Set exercise: Make an exact copy of the entries, and keep any pictures out of it.

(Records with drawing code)
•••••
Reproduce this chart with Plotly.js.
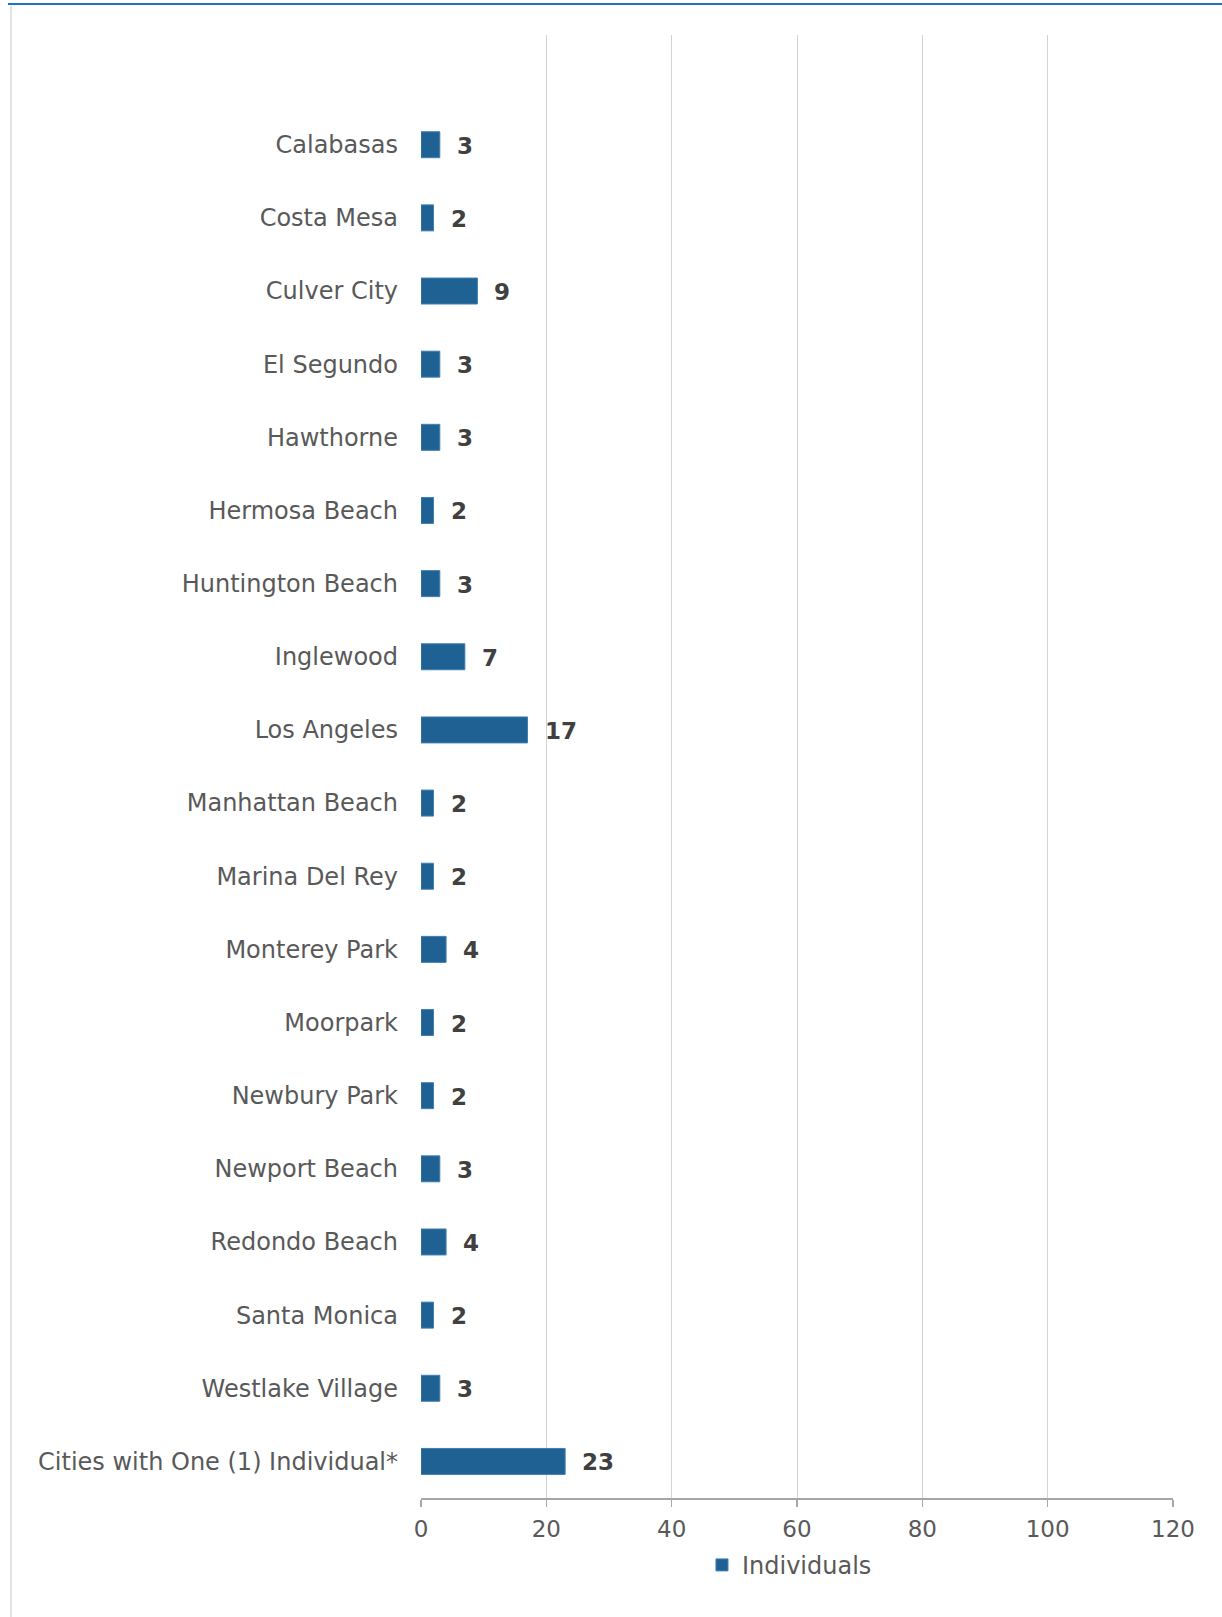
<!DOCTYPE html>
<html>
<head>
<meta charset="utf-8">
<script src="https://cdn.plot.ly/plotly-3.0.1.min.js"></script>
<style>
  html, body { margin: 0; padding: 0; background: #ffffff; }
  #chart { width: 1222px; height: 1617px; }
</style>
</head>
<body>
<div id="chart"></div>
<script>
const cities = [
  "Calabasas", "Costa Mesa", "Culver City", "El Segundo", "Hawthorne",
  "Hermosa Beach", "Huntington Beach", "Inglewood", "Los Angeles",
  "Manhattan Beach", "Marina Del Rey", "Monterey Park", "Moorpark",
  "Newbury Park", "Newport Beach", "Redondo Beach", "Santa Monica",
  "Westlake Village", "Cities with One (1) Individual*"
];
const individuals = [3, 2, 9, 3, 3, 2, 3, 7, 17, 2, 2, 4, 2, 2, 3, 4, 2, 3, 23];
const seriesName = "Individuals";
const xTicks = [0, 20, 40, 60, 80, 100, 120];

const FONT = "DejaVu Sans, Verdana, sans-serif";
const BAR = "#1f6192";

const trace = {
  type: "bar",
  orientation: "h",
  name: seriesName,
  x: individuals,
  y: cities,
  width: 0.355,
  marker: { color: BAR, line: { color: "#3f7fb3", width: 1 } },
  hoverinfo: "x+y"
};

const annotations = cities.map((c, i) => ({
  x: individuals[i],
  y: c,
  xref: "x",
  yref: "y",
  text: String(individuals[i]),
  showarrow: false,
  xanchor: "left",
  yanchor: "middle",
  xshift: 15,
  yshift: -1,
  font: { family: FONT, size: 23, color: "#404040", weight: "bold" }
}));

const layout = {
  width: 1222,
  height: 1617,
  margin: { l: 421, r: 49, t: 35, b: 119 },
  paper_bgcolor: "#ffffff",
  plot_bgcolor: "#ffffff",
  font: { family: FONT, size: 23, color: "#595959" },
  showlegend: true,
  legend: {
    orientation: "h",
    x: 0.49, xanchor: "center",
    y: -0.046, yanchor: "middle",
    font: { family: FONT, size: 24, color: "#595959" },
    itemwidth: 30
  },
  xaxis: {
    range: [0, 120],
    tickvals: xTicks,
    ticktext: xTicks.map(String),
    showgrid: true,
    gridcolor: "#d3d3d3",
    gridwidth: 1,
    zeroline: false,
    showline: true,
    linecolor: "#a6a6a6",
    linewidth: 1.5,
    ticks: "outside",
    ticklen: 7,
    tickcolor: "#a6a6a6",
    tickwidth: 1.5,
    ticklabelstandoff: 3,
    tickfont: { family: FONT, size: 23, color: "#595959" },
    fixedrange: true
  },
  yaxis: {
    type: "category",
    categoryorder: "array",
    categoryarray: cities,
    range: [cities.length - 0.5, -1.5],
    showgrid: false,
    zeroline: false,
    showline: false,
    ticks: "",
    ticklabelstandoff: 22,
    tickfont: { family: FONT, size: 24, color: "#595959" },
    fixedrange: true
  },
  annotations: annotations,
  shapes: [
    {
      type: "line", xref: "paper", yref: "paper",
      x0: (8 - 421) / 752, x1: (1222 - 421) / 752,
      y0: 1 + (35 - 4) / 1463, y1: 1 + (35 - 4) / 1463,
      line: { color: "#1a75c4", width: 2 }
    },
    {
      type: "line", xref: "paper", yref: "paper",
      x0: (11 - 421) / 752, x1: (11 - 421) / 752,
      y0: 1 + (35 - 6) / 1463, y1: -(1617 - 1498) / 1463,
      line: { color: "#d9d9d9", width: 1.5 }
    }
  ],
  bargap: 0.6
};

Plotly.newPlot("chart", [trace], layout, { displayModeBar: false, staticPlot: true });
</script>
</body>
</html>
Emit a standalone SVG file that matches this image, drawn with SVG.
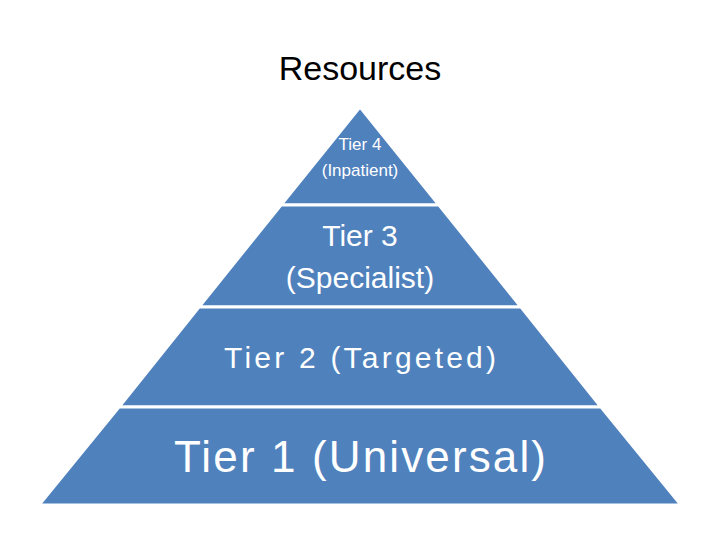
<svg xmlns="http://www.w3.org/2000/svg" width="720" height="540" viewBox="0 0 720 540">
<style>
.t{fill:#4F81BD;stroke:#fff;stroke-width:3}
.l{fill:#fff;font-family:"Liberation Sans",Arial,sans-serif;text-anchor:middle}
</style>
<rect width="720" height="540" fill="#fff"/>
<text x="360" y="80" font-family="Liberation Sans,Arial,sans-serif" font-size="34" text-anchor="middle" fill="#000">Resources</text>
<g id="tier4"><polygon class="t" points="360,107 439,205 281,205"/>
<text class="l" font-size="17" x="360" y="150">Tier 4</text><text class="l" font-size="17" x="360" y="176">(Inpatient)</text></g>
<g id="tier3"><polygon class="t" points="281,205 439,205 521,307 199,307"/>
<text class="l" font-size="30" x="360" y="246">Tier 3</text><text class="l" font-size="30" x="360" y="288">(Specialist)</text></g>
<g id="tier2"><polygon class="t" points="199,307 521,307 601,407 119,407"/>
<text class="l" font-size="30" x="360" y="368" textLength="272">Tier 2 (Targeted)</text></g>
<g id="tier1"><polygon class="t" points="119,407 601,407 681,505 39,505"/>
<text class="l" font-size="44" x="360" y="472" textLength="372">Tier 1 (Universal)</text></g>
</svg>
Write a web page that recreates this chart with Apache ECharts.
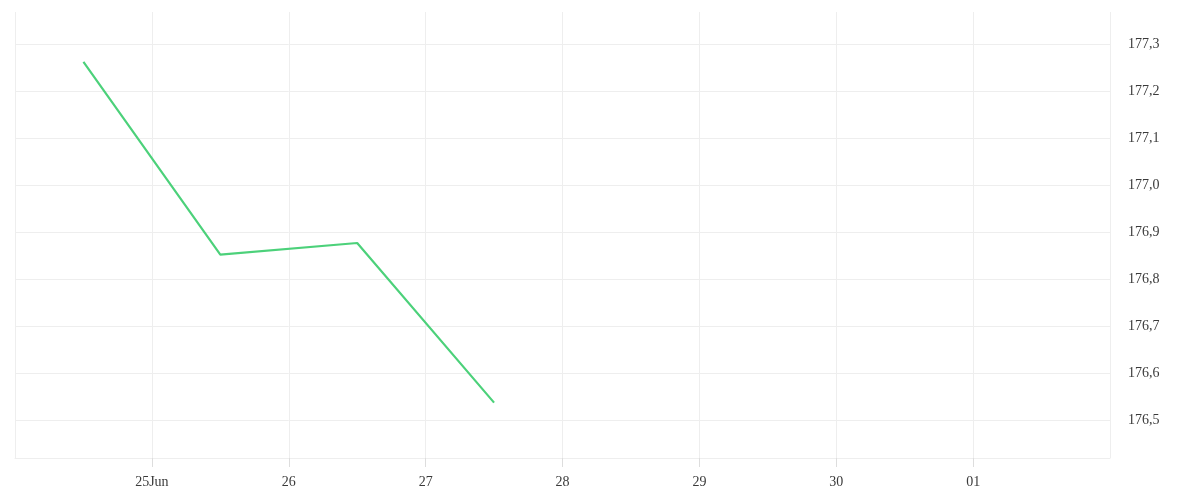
•••••
Complete output:
Reproduce this chart with Plotly.js.
<!DOCTYPE html>
<html>
<head>
<meta charset="utf-8">
<script src="https://cdn.plot.ly/plotly-3.0.1.min.js"></script>
<style>
  html, body { margin: 0; padding: 0; background: #ffffff; }
  #chart { width: 1222px; height: 1617px; }
</style>
</head>
<body>
<div id="chart"></div>
<script>
const cities = [
  "Calabasas", "Costa Mesa", "Culver City", "El Segundo", "Hawthorne",
  "Hermosa Beach", "Huntington Beach", "Inglewood", "Los Angeles",
  "Manhattan Beach", "Marina Del Rey", "Monterey Park", "Moorpark",
  "Newbury Park", "Newport Beach", "Redondo Beach", "Santa Monica",
  "Westlake Village", "Cities with One (1) Individual*"
];
const individuals = [3, 2, 9, 3, 3, 2, 3, 7, 17, 2, 2, 4, 2, 2, 3, 4, 2, 3, 23];
const seriesName = "Individuals";
const xTicks = [0, 20, 40, 60, 80, 100, 120];

const FONT = "DejaVu Sans, Verdana, sans-serif";
const BAR = "#1f6192";

const trace = {
  type: "bar",
  orientation: "h",
  name: seriesName,
  x: individuals,
  y: cities,
  width: 0.355,
  marker: { color: BAR, line: { color: "#3f7fb3", width: 1 } },
  hoverinfo: "x+y"
};

const annotations = cities.map((c, i) => ({
  x: individuals[i],
  y: c,
  xref: "x",
  yref: "y",
  text: String(individuals[i]),
  showarrow: false,
  xanchor: "left",
  yanchor: "middle",
  xshift: 15,
  yshift: -1,
  font: { family: FONT, size: 23, color: "#404040", weight: "bold" }
}));

const layout = {
  width: 1222,
  height: 1617,
  margin: { l: 421, r: 49, t: 35, b: 119 },
  paper_bgcolor: "#ffffff",
  plot_bgcolor: "#ffffff",
  font: { family: FONT, size: 23, color: "#595959" },
  showlegend: true,
  legend: {
    orientation: "h",
    x: 0.49, xanchor: "center",
    y: -0.046, yanchor: "middle",
    font: { family: FONT, size: 24, color: "#595959" },
    itemwidth: 30
  },
  xaxis: {
    range: [0, 120],
    tickvals: xTicks,
    ticktext: xTicks.map(String),
    showgrid: true,
    gridcolor: "#d3d3d3",
    gridwidth: 1,
    zeroline: false,
    showline: true,
    linecolor: "#a6a6a6",
    linewidth: 1.5,
    ticks: "outside",
    ticklen: 7,
    tickcolor: "#a6a6a6",
    tickwidth: 1.5,
    ticklabelstandoff: 3,
    tickfont: { family: FONT, size: 23, color: "#595959" },
    fixedrange: true
  },
  yaxis: {
    type: "category",
    categoryorder: "array",
    categoryarray: cities,
    range: [cities.length - 0.5, -1.5],
    showgrid: false,
    zeroline: false,
    showline: false,
    ticks: "",
    ticklabelstandoff: 22,
    tickfont: { family: FONT, size: 24, color: "#595959" },
    fixedrange: true
  },
  annotations: annotations,
  shapes: [
    {
      type: "line", xref: "paper", yref: "paper",
      x0: (8 - 421) / 752, x1: (1222 - 421) / 752,
      y0: 1 + (35 - 4) / 1463, y1: 1 + (35 - 4) / 1463,
      line: { color: "#1a75c4", width: 2 }
    },
    {
      type: "line", xref: "paper", yref: "paper",
      x0: (11 - 421) / 752, x1: (11 - 421) / 752,
      y0: 1 + (35 - 6) / 1463, y1: -(1617 - 1498) / 1463,
      line: { color: "#d9d9d9", width: 1.5 }
    }
  ],
  bargap: 0.6
};

Plotly.newPlot("chart", [trace], layout, { displayModeBar: false, staticPlot: true });
</script>
</body>
</html>
Emit a standalone SVG file that matches this image, drawn with SVG.
<svg xmlns="http://www.w3.org/2000/svg" width="720" height="540" viewBox="0 0 720 540">
<style>
.t{fill:#4F81BD;stroke:#fff;stroke-width:3}
.l{fill:#fff;font-family:"Liberation Sans",Arial,sans-serif;text-anchor:middle}
</style>
<rect width="720" height="540" fill="#fff"/>
<text x="360" y="80" font-family="Liberation Sans,Arial,sans-serif" font-size="34" text-anchor="middle" fill="#000">Resources</text>
<g id="tier4"><polygon class="t" points="360,107 439,205 281,205"/>
<text class="l" font-size="17" x="360" y="150">Tier 4</text><text class="l" font-size="17" x="360" y="176">(Inpatient)</text></g>
<g id="tier3"><polygon class="t" points="281,205 439,205 521,307 199,307"/>
<text class="l" font-size="30" x="360" y="246">Tier 3</text><text class="l" font-size="30" x="360" y="288">(Specialist)</text></g>
<g id="tier2"><polygon class="t" points="199,307 521,307 601,407 119,407"/>
<text class="l" font-size="30" x="360" y="368" textLength="272">Tier 2 (Targeted)</text></g>
<g id="tier1"><polygon class="t" points="119,407 601,407 681,505 39,505"/>
<text class="l" font-size="44" x="360" y="472" textLength="372">Tier 1 (Universal)</text></g>
</svg>
Write a web page that recreates this chart with Apache ECharts.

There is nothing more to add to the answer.